Another system from the same company, the Gatso DRCS has been developed exclusively for traffic use, in fixed, mobile or portable applications. It uses Gatso’s Radar 24, a unique slotted wave antenna on a 24 GHz frequency, approved worldwide for enforcement applications. The system monitors both approaching and receding vehicles and also easily distinguishes between cars and trucks.
The ACT Government is already using Gastometer cameras following a multimillion dollar deal last year.

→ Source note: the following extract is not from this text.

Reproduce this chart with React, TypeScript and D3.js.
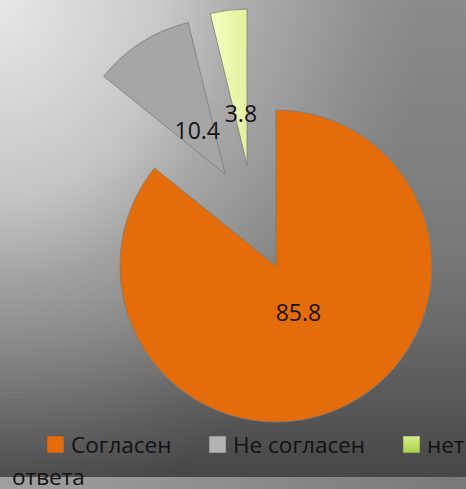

Stephen Gateley, Managing Director of Aspect Traffic, comments, “Canberra is a strategic win for Aspect Traffic, in keeping with our goal for Gatsometer to become the number one supplier of speed and red light enforcement systems in Australia.”
He added, “We believe that Gatsometer’s policy of offering a full range of fixed and mobile enforcement systems, coupled with Aspect Traffic’s experience in installation and systems integration, gave us the edge in this contract. We were able to meet and exceed all the enforcement needs of the ACT Government.”

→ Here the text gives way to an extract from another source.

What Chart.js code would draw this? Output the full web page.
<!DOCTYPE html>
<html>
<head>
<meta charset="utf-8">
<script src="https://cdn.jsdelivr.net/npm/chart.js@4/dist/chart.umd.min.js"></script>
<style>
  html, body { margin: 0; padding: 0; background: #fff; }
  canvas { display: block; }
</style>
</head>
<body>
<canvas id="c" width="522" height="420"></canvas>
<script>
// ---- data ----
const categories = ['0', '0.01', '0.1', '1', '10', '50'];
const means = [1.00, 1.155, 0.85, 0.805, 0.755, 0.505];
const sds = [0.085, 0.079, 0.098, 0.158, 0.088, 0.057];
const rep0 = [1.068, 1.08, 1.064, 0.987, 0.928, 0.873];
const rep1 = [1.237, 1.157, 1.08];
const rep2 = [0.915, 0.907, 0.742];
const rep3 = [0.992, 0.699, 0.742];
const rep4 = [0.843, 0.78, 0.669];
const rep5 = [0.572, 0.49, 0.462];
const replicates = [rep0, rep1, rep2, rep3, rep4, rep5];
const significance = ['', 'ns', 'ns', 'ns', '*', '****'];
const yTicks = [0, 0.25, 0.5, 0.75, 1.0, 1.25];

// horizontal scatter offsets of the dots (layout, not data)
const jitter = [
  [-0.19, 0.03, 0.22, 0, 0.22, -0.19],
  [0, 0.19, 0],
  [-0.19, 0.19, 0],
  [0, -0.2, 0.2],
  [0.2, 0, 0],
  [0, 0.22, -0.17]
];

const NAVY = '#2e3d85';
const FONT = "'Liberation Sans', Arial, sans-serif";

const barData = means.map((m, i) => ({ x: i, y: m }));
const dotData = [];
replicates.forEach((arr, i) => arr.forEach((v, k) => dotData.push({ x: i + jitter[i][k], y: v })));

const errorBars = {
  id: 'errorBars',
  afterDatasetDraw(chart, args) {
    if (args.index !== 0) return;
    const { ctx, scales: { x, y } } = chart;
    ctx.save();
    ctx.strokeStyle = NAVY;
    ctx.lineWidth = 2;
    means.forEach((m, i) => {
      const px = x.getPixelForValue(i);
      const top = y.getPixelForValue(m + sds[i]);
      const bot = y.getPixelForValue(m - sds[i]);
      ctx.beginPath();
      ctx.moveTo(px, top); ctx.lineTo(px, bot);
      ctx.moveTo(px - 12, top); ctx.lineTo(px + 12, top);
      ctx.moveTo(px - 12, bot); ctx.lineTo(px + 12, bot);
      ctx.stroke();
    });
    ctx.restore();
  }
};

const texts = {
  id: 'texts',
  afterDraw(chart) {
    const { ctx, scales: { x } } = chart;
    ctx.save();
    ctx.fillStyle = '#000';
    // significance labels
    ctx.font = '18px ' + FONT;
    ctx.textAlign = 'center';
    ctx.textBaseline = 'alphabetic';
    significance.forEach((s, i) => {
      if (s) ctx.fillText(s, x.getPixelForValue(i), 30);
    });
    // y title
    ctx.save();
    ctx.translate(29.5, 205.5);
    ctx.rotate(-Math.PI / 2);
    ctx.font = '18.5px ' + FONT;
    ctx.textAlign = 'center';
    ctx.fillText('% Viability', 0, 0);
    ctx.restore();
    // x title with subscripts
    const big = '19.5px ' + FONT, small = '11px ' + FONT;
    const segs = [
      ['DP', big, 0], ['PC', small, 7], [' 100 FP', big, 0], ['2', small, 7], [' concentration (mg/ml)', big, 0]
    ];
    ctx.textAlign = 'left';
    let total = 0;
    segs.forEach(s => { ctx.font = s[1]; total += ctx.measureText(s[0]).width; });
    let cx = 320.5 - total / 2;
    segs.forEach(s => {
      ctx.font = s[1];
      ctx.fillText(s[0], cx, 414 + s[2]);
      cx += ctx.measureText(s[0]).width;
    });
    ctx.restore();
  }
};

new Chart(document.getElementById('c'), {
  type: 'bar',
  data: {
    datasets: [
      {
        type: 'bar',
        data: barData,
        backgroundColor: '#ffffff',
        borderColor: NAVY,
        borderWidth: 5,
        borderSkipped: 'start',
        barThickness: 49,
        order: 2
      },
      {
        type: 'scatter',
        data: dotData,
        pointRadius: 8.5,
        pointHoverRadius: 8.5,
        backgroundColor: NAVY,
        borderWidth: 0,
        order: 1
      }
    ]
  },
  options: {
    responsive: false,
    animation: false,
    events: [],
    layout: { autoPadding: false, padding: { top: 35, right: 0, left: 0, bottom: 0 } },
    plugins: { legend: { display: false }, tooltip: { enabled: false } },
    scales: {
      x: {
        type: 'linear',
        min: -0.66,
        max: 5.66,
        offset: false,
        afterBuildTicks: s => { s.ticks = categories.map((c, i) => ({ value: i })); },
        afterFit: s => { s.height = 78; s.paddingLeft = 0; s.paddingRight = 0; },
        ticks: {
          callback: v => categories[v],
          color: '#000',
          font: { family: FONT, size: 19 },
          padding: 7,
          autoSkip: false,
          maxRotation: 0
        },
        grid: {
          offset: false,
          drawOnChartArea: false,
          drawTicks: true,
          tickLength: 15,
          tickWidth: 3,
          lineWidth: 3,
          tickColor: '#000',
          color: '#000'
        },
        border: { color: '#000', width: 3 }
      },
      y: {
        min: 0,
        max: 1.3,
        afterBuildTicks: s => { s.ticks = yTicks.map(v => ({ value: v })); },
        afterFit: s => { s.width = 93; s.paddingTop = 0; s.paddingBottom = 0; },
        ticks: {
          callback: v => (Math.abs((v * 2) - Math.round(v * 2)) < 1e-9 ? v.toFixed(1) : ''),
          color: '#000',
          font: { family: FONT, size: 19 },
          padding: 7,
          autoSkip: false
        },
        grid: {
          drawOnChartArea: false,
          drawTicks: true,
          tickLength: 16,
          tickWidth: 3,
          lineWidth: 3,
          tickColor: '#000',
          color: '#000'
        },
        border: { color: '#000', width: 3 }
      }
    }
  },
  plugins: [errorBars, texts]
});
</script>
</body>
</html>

A Dutch official of the company told SHN that several Australian governments were “Impressed” with the company’s new technology as it allowed a “Big increase” in revenue raising by various State Governments.
In Holland road users have received 2 – 3 million fines because they drove too fast on stretches of highway where there is point-to-point measurement.
The Dutch Police and the Ministry of Justice introduced permanent speed enforcement on several places recently. They claim that “On highways without the point-to-point monitoring, ten to 15 percent of the drivers don’t keep to the maximum speed limit, whereas on highways with point-to-point measurement, this percentage is only 2, 5 percent”, explains a spokesman of the bureau of traffic enforcement.
“In the beginning many drivers will get fines, but as soon as people are used to it, these percentages will decrease.”